'''
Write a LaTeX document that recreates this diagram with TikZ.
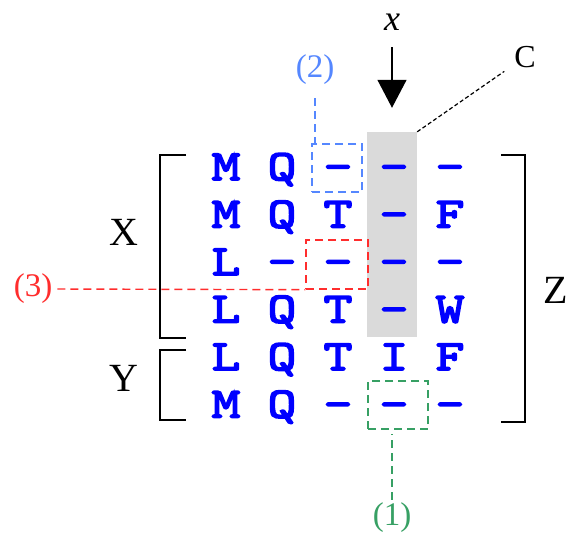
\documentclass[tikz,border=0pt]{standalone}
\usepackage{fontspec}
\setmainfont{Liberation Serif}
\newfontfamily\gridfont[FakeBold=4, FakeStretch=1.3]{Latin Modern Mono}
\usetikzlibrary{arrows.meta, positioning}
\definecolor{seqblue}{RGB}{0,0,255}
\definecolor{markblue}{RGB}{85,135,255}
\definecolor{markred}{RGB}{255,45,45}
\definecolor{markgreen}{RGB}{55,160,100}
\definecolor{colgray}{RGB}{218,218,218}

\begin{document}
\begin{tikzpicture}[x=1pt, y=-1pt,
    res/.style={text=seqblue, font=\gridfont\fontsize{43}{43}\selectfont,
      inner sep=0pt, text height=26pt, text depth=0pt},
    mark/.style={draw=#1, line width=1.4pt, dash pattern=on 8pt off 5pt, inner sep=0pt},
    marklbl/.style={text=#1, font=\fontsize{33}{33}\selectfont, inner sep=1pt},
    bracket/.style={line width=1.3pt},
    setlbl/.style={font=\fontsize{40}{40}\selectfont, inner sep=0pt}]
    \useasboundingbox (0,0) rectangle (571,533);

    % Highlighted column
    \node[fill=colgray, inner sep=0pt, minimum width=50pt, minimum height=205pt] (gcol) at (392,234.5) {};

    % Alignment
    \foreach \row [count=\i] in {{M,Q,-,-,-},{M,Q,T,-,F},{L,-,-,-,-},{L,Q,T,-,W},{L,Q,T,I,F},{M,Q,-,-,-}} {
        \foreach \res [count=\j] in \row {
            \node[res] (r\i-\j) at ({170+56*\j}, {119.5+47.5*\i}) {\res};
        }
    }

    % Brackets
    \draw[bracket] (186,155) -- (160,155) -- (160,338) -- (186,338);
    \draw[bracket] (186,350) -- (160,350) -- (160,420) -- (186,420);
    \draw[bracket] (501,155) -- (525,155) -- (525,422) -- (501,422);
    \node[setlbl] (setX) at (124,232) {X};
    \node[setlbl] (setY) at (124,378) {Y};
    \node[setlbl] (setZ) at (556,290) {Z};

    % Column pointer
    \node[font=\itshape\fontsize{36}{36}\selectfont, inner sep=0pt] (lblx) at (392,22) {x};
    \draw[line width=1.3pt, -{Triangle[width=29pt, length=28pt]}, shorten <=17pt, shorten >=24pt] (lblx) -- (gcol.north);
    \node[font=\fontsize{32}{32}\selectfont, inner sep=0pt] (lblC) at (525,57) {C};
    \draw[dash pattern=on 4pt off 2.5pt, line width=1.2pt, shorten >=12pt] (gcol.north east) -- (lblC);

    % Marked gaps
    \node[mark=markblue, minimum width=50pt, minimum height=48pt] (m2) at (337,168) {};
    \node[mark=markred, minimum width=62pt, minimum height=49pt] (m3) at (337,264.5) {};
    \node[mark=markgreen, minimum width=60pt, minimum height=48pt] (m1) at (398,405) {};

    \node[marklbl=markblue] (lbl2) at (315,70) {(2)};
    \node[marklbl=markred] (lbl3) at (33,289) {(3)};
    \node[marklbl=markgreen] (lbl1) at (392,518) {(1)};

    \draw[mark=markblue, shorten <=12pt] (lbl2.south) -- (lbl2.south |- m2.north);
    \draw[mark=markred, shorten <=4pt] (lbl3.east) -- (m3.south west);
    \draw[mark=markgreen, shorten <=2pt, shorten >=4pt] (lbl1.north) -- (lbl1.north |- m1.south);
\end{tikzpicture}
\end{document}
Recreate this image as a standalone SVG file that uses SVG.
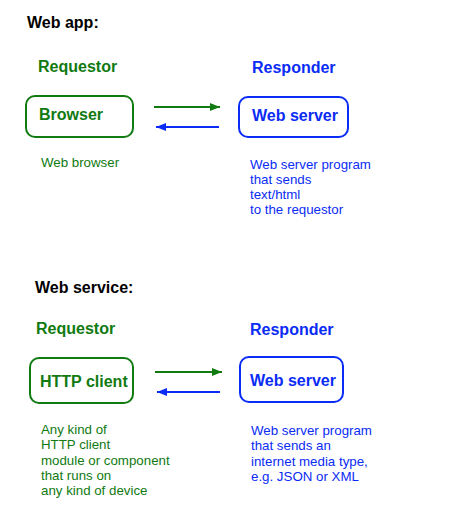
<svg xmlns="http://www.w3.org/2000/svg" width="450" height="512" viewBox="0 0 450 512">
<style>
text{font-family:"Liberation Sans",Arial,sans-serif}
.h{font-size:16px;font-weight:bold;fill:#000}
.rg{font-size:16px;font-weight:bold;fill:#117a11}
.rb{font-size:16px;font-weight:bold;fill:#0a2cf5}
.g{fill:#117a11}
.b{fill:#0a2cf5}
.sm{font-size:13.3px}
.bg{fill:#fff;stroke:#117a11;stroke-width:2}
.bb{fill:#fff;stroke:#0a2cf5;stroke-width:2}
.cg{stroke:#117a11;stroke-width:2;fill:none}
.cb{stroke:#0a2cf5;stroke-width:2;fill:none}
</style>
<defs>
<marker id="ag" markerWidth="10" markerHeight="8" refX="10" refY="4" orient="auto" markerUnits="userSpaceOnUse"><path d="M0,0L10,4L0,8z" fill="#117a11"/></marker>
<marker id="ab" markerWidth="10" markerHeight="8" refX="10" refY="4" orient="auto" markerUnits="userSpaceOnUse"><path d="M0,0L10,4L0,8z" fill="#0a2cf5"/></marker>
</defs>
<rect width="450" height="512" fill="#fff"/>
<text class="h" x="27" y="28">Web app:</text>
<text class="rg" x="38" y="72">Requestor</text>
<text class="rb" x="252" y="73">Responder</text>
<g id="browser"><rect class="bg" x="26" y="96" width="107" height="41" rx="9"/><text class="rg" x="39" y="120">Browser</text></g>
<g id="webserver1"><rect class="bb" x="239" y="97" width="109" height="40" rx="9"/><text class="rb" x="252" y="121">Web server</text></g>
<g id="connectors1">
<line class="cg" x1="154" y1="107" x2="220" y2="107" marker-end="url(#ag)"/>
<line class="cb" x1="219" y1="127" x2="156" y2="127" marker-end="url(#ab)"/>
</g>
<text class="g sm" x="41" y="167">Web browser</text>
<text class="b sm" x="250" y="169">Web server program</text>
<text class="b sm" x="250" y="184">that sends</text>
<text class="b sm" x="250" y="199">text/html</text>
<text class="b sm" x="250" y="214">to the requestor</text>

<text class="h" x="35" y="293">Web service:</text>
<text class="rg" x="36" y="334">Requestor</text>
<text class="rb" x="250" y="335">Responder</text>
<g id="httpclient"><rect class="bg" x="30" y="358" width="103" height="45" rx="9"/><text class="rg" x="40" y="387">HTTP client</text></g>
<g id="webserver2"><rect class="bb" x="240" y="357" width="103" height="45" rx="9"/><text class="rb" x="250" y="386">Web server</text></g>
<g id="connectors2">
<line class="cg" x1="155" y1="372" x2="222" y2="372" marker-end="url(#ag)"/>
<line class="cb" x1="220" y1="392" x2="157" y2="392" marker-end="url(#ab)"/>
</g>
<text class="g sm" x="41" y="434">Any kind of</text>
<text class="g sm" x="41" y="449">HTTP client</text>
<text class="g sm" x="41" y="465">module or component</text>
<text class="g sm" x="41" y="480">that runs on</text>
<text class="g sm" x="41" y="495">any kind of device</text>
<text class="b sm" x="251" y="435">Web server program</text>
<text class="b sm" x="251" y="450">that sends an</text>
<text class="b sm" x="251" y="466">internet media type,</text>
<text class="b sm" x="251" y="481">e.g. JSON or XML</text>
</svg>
'''
**DO THIS**: Make a verbatim copy of all the entries and strip out the pictures.

**TASK RESPONSE**:
Write a LaTeX document that recreates this diagram with TikZ.
\documentclass[tikz,border=0pt]{standalone}
\usepackage{fontspec}
\setmainfont{Liberation Serif}
\newfontfamily\gridfont[FakeBold=4, FakeStretch=1.3]{Latin Modern Mono}
\usetikzlibrary{arrows.meta, positioning}
\definecolor{seqblue}{RGB}{0,0,255}
\definecolor{markblue}{RGB}{85,135,255}
\definecolor{markred}{RGB}{255,45,45}
\definecolor{markgreen}{RGB}{55,160,100}
\definecolor{colgray}{RGB}{218,218,218}

\begin{document}
\begin{tikzpicture}[x=1pt, y=-1pt,
    res/.style={text=seqblue, font=\gridfont\fontsize{43}{43}\selectfont,
      inner sep=0pt, text height=26pt, text depth=0pt},
    mark/.style={draw=#1, line width=1.4pt, dash pattern=on 8pt off 5pt, inner sep=0pt},
    marklbl/.style={text=#1, font=\fontsize{33}{33}\selectfont, inner sep=1pt},
    bracket/.style={line width=1.3pt},
    setlbl/.style={font=\fontsize{40}{40}\selectfont, inner sep=0pt}]
    \useasboundingbox (0,0) rectangle (571,533);

    % Highlighted column
    \node[fill=colgray, inner sep=0pt, minimum width=50pt, minimum height=205pt] (gcol) at (392,234.5) {};

    % Alignment
    \foreach \row [count=\i] in {{M,Q,-,-,-},{M,Q,T,-,F},{L,-,-,-,-},{L,Q,T,-,W},{L,Q,T,I,F},{M,Q,-,-,-}} {
        \foreach \res [count=\j] in \row {
            \node[res] (r\i-\j) at ({170+56*\j}, {119.5+47.5*\i}) {\res};
        }
    }

    % Brackets
    \draw[bracket] (186,155) -- (160,155) -- (160,338) -- (186,338);
    \draw[bracket] (186,350) -- (160,350) -- (160,420) -- (186,420);
    \draw[bracket] (501,155) -- (525,155) -- (525,422) -- (501,422);
    \node[setlbl] (setX) at (124,232) {X};
    \node[setlbl] (setY) at (124,378) {Y};
    \node[setlbl] (setZ) at (556,290) {Z};

    % Column pointer
    \node[font=\itshape\fontsize{36}{36}\selectfont, inner sep=0pt] (lblx) at (392,22) {x};
    \draw[line width=1.3pt, -{Triangle[width=29pt, length=28pt]}, shorten <=17pt, shorten >=24pt] (lblx) -- (gcol.north);
    \node[font=\fontsize{32}{32}\selectfont, inner sep=0pt] (lblC) at (525,57) {C};
    \draw[dash pattern=on 4pt off 2.5pt, line width=1.2pt, shorten >=12pt] (gcol.north east) -- (lblC);

    % Marked gaps
    \node[mark=markblue, minimum width=50pt, minimum height=48pt] (m2) at (337,168) {};
    \node[mark=markred, minimum width=62pt, minimum height=49pt] (m3) at (337,264.5) {};
    \node[mark=markgreen, minimum width=60pt, minimum height=48pt] (m1) at (398,405) {};

    \node[marklbl=markblue] (lbl2) at (315,70) {(2)};
    \node[marklbl=markred] (lbl3) at (33,289) {(3)};
    \node[marklbl=markgreen] (lbl1) at (392,518) {(1)};

    \draw[mark=markblue, shorten <=12pt] (lbl2.south) -- (lbl2.south |- m2.north);
    \draw[mark=markred, shorten <=4pt] (lbl3.east) -- (m3.south west);
    \draw[mark=markgreen, shorten <=2pt, shorten >=4pt] (lbl1.north) -- (lbl1.north |- m1.south);
\end{tikzpicture}
\end{document}
Recreate this image as a standalone SVG file that uses SVG.
<svg xmlns="http://www.w3.org/2000/svg" width="450" height="512" viewBox="0 0 450 512">
<style>
text{font-family:"Liberation Sans",Arial,sans-serif}
.h{font-size:16px;font-weight:bold;fill:#000}
.rg{font-size:16px;font-weight:bold;fill:#117a11}
.rb{font-size:16px;font-weight:bold;fill:#0a2cf5}
.g{fill:#117a11}
.b{fill:#0a2cf5}
.sm{font-size:13.3px}
.bg{fill:#fff;stroke:#117a11;stroke-width:2}
.bb{fill:#fff;stroke:#0a2cf5;stroke-width:2}
.cg{stroke:#117a11;stroke-width:2;fill:none}
.cb{stroke:#0a2cf5;stroke-width:2;fill:none}
</style>
<defs>
<marker id="ag" markerWidth="10" markerHeight="8" refX="10" refY="4" orient="auto" markerUnits="userSpaceOnUse"><path d="M0,0L10,4L0,8z" fill="#117a11"/></marker>
<marker id="ab" markerWidth="10" markerHeight="8" refX="10" refY="4" orient="auto" markerUnits="userSpaceOnUse"><path d="M0,0L10,4L0,8z" fill="#0a2cf5"/></marker>
</defs>
<rect width="450" height="512" fill="#fff"/>
<text class="h" x="27" y="28">Web app:</text>
<text class="rg" x="38" y="72">Requestor</text>
<text class="rb" x="252" y="73">Responder</text>
<g id="browser"><rect class="bg" x="26" y="96" width="107" height="41" rx="9"/><text class="rg" x="39" y="120">Browser</text></g>
<g id="webserver1"><rect class="bb" x="239" y="97" width="109" height="40" rx="9"/><text class="rb" x="252" y="121">Web server</text></g>
<g id="connectors1">
<line class="cg" x1="154" y1="107" x2="220" y2="107" marker-end="url(#ag)"/>
<line class="cb" x1="219" y1="127" x2="156" y2="127" marker-end="url(#ab)"/>
</g>
<text class="g sm" x="41" y="167">Web browser</text>
<text class="b sm" x="250" y="169">Web server program</text>
<text class="b sm" x="250" y="184">that sends</text>
<text class="b sm" x="250" y="199">text/html</text>
<text class="b sm" x="250" y="214">to the requestor</text>

<text class="h" x="35" y="293">Web service:</text>
<text class="rg" x="36" y="334">Requestor</text>
<text class="rb" x="250" y="335">Responder</text>
<g id="httpclient"><rect class="bg" x="30" y="358" width="103" height="45" rx="9"/><text class="rg" x="40" y="387">HTTP client</text></g>
<g id="webserver2"><rect class="bb" x="240" y="357" width="103" height="45" rx="9"/><text class="rb" x="250" y="386">Web server</text></g>
<g id="connectors2">
<line class="cg" x1="155" y1="372" x2="222" y2="372" marker-end="url(#ag)"/>
<line class="cb" x1="220" y1="392" x2="157" y2="392" marker-end="url(#ab)"/>
</g>
<text class="g sm" x="41" y="434">Any kind of</text>
<text class="g sm" x="41" y="449">HTTP client</text>
<text class="g sm" x="41" y="465">module or component</text>
<text class="g sm" x="41" y="480">that runs on</text>
<text class="g sm" x="41" y="495">any kind of device</text>
<text class="b sm" x="251" y="435">Web server program</text>
<text class="b sm" x="251" y="450">that sends an</text>
<text class="b sm" x="251" y="466">internet media type,</text>
<text class="b sm" x="251" y="481">e.g. JSON or XML</text>
</svg>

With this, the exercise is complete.